- Set exercise: Leave out the pictures and repeat every record exactly.

>> start

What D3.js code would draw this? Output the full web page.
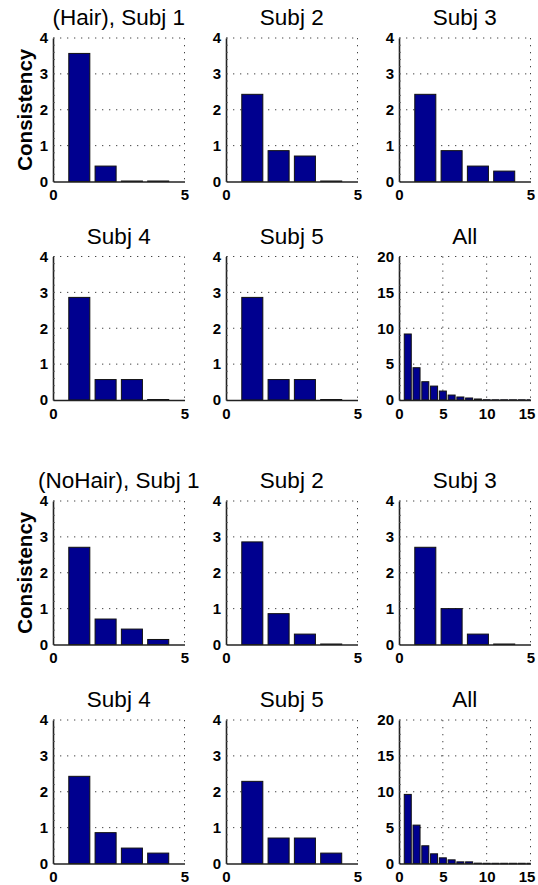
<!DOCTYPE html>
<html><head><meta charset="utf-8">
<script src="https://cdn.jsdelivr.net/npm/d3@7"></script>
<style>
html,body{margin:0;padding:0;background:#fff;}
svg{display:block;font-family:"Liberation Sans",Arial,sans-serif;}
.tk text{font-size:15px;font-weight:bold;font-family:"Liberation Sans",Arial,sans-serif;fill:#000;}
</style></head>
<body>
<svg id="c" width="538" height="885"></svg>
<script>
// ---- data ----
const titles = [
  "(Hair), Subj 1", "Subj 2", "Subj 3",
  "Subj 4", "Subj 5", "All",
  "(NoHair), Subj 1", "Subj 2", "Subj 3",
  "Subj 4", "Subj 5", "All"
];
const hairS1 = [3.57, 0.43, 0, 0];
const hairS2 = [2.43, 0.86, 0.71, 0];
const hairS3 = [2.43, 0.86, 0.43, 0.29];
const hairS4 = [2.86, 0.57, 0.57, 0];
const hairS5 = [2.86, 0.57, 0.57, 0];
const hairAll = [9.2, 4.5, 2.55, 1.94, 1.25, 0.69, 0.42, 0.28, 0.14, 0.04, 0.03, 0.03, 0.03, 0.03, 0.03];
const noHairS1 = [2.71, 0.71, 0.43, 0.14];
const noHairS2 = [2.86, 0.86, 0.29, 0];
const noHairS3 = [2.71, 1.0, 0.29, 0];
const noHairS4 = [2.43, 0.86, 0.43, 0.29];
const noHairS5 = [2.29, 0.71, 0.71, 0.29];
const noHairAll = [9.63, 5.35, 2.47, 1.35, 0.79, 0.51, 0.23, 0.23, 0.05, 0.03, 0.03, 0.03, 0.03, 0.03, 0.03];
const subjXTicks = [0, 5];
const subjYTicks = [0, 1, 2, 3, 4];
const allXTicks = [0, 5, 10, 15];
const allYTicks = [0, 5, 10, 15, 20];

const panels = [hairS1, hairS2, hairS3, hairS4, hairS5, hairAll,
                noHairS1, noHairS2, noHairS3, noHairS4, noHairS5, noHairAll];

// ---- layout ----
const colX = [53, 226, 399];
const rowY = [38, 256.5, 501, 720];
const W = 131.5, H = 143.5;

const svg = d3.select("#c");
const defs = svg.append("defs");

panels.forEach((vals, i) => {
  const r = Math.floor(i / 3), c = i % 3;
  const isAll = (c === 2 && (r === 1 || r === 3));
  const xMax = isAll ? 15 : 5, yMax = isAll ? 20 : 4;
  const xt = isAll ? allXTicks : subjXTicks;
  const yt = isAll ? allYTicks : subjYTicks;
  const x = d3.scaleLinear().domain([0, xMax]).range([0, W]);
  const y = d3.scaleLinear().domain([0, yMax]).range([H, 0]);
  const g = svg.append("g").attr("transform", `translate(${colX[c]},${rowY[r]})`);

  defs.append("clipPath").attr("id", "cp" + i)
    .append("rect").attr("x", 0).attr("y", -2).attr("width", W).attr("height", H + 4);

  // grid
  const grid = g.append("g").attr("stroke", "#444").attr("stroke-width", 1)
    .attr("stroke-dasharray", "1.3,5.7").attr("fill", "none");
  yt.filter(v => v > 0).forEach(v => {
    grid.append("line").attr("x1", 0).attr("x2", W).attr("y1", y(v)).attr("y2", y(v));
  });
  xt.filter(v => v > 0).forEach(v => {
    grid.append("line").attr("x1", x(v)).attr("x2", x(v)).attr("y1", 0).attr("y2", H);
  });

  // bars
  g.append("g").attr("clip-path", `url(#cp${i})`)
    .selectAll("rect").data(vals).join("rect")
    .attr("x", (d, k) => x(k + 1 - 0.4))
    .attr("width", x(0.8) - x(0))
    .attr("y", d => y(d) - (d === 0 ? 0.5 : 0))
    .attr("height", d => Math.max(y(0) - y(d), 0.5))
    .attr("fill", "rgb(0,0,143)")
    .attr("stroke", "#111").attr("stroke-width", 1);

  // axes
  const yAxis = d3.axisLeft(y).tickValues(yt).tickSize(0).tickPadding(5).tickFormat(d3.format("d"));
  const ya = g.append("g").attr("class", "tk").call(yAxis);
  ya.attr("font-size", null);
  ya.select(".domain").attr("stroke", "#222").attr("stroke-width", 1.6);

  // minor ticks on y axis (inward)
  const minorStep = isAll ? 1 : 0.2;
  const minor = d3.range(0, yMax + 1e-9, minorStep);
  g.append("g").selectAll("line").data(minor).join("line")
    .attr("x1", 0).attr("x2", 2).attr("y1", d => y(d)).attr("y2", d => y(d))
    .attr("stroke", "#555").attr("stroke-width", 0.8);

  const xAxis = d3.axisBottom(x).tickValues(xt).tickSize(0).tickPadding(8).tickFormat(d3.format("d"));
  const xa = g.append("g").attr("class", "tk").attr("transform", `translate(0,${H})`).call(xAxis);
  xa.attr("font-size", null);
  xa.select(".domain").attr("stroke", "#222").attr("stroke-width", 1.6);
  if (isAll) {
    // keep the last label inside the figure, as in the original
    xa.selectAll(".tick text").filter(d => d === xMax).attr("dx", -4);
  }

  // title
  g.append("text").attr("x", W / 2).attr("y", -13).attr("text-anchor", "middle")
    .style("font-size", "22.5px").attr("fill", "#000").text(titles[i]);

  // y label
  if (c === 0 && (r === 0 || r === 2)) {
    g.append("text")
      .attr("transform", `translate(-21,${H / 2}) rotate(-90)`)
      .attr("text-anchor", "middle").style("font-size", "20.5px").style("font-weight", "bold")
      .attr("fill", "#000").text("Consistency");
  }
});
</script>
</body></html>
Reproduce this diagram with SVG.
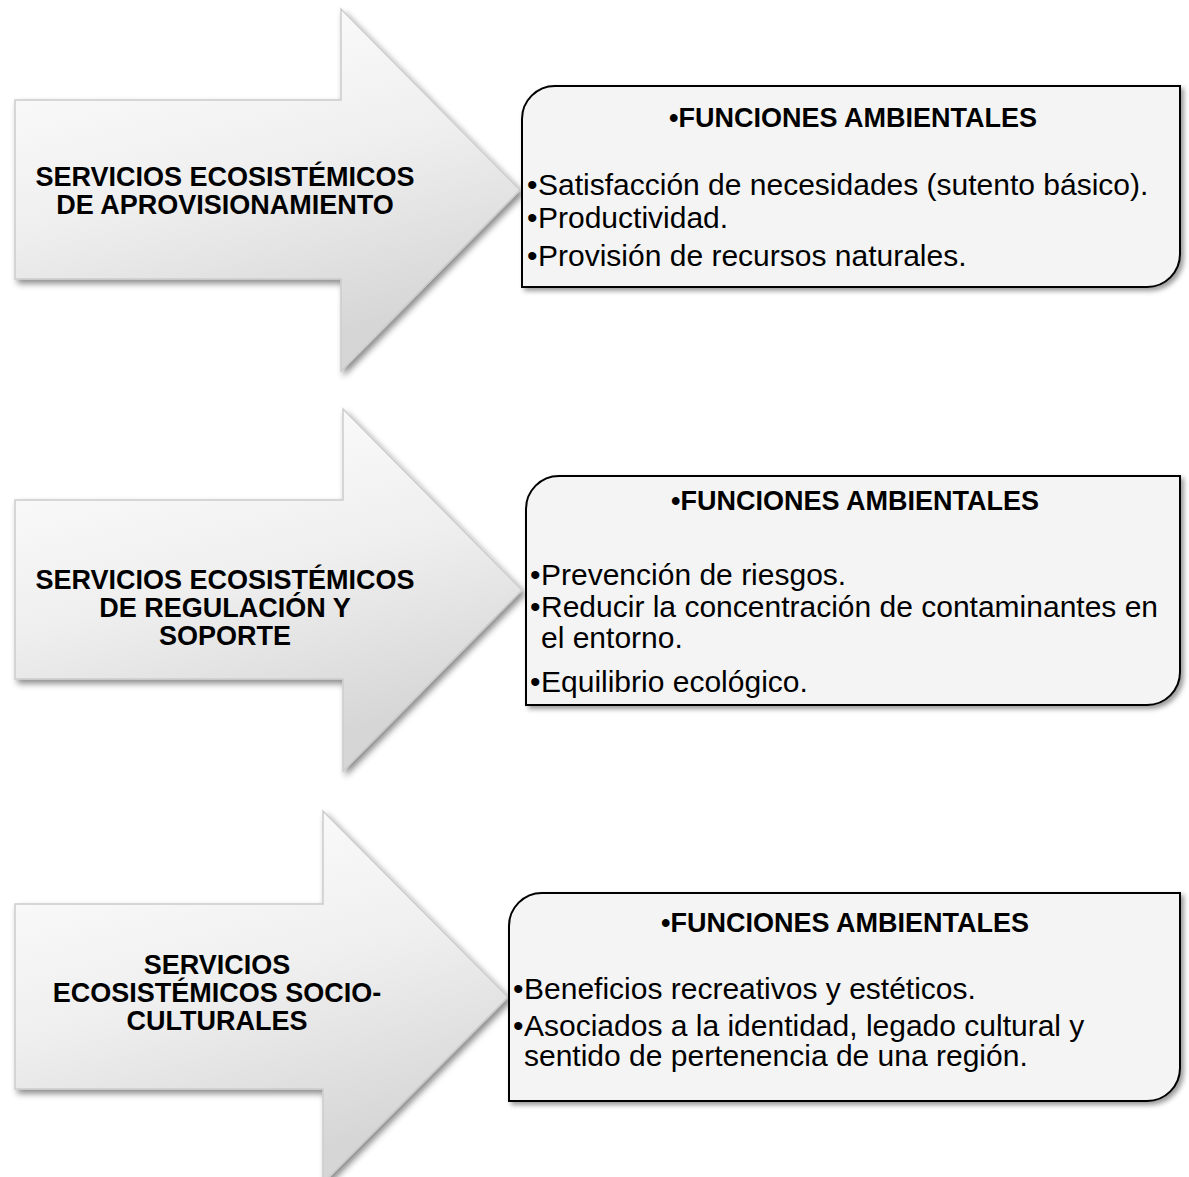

>> end

- Solution to the problem:
What D3.js code would draw this? Output the full web page.
<!DOCTYPE html>
<html><head><meta charset="utf-8">
<script src="https://cdn.jsdelivr.net/npm/d3@7"></script>
<style>
html,body{margin:0;padding:0;background:#fff;}
svg{display:block;font-family:"Liberation Sans",Arial,sans-serif;}
.tk text{font-size:15px;font-weight:bold;font-family:"Liberation Sans",Arial,sans-serif;fill:#000;}
</style></head>
<body>
<svg id="c" width="538" height="885"></svg>
<script>
// ---- data ----
const titles = [
  "(Hair), Subj 1", "Subj 2", "Subj 3",
  "Subj 4", "Subj 5", "All",
  "(NoHair), Subj 1", "Subj 2", "Subj 3",
  "Subj 4", "Subj 5", "All"
];
const hairS1 = [3.57, 0.43, 0, 0];
const hairS2 = [2.43, 0.86, 0.71, 0];
const hairS3 = [2.43, 0.86, 0.43, 0.29];
const hairS4 = [2.86, 0.57, 0.57, 0];
const hairS5 = [2.86, 0.57, 0.57, 0];
const hairAll = [9.2, 4.5, 2.55, 1.94, 1.25, 0.69, 0.42, 0.28, 0.14, 0.04, 0.03, 0.03, 0.03, 0.03, 0.03];
const noHairS1 = [2.71, 0.71, 0.43, 0.14];
const noHairS2 = [2.86, 0.86, 0.29, 0];
const noHairS3 = [2.71, 1.0, 0.29, 0];
const noHairS4 = [2.43, 0.86, 0.43, 0.29];
const noHairS5 = [2.29, 0.71, 0.71, 0.29];
const noHairAll = [9.63, 5.35, 2.47, 1.35, 0.79, 0.51, 0.23, 0.23, 0.05, 0.03, 0.03, 0.03, 0.03, 0.03, 0.03];
const subjXTicks = [0, 5];
const subjYTicks = [0, 1, 2, 3, 4];
const allXTicks = [0, 5, 10, 15];
const allYTicks = [0, 5, 10, 15, 20];

const panels = [hairS1, hairS2, hairS3, hairS4, hairS5, hairAll,
                noHairS1, noHairS2, noHairS3, noHairS4, noHairS5, noHairAll];

// ---- layout ----
const colX = [53, 226, 399];
const rowY = [38, 256.5, 501, 720];
const W = 131.5, H = 143.5;

const svg = d3.select("#c");
const defs = svg.append("defs");

panels.forEach((vals, i) => {
  const r = Math.floor(i / 3), c = i % 3;
  const isAll = (c === 2 && (r === 1 || r === 3));
  const xMax = isAll ? 15 : 5, yMax = isAll ? 20 : 4;
  const xt = isAll ? allXTicks : subjXTicks;
  const yt = isAll ? allYTicks : subjYTicks;
  const x = d3.scaleLinear().domain([0, xMax]).range([0, W]);
  const y = d3.scaleLinear().domain([0, yMax]).range([H, 0]);
  const g = svg.append("g").attr("transform", `translate(${colX[c]},${rowY[r]})`);

  defs.append("clipPath").attr("id", "cp" + i)
    .append("rect").attr("x", 0).attr("y", -2).attr("width", W).attr("height", H + 4);

  // grid
  const grid = g.append("g").attr("stroke", "#444").attr("stroke-width", 1)
    .attr("stroke-dasharray", "1.3,5.7").attr("fill", "none");
  yt.filter(v => v > 0).forEach(v => {
    grid.append("line").attr("x1", 0).attr("x2", W).attr("y1", y(v)).attr("y2", y(v));
  });
  xt.filter(v => v > 0).forEach(v => {
    grid.append("line").attr("x1", x(v)).attr("x2", x(v)).attr("y1", 0).attr("y2", H);
  });

  // bars
  g.append("g").attr("clip-path", `url(#cp${i})`)
    .selectAll("rect").data(vals).join("rect")
    .attr("x", (d, k) => x(k + 1 - 0.4))
    .attr("width", x(0.8) - x(0))
    .attr("y", d => y(d) - (d === 0 ? 0.5 : 0))
    .attr("height", d => Math.max(y(0) - y(d), 0.5))
    .attr("fill", "rgb(0,0,143)")
    .attr("stroke", "#111").attr("stroke-width", 1);

  // axes
  const yAxis = d3.axisLeft(y).tickValues(yt).tickSize(0).tickPadding(5).tickFormat(d3.format("d"));
  const ya = g.append("g").attr("class", "tk").call(yAxis);
  ya.attr("font-size", null);
  ya.select(".domain").attr("stroke", "#222").attr("stroke-width", 1.6);

  // minor ticks on y axis (inward)
  const minorStep = isAll ? 1 : 0.2;
  const minor = d3.range(0, yMax + 1e-9, minorStep);
  g.append("g").selectAll("line").data(minor).join("line")
    .attr("x1", 0).attr("x2", 2).attr("y1", d => y(d)).attr("y2", d => y(d))
    .attr("stroke", "#555").attr("stroke-width", 0.8);

  const xAxis = d3.axisBottom(x).tickValues(xt).tickSize(0).tickPadding(8).tickFormat(d3.format("d"));
  const xa = g.append("g").attr("class", "tk").attr("transform", `translate(0,${H})`).call(xAxis);
  xa.attr("font-size", null);
  xa.select(".domain").attr("stroke", "#222").attr("stroke-width", 1.6);
  if (isAll) {
    // keep the last label inside the figure, as in the original
    xa.selectAll(".tick text").filter(d => d === xMax).attr("dx", -4);
  }

  // title
  g.append("text").attr("x", W / 2).attr("y", -13).attr("text-anchor", "middle")
    .style("font-size", "22.5px").attr("fill", "#000").text(titles[i]);

  // y label
  if (c === 0 && (r === 0 || r === 2)) {
    g.append("text")
      .attr("transform", `translate(-21,${H / 2}) rotate(-90)`)
      .attr("text-anchor", "middle").style("font-size", "20.5px").style("font-weight", "bold")
      .attr("fill", "#000").text("Consistency");
  }
});
</script>
</body></html>
Reproduce this diagram with SVG.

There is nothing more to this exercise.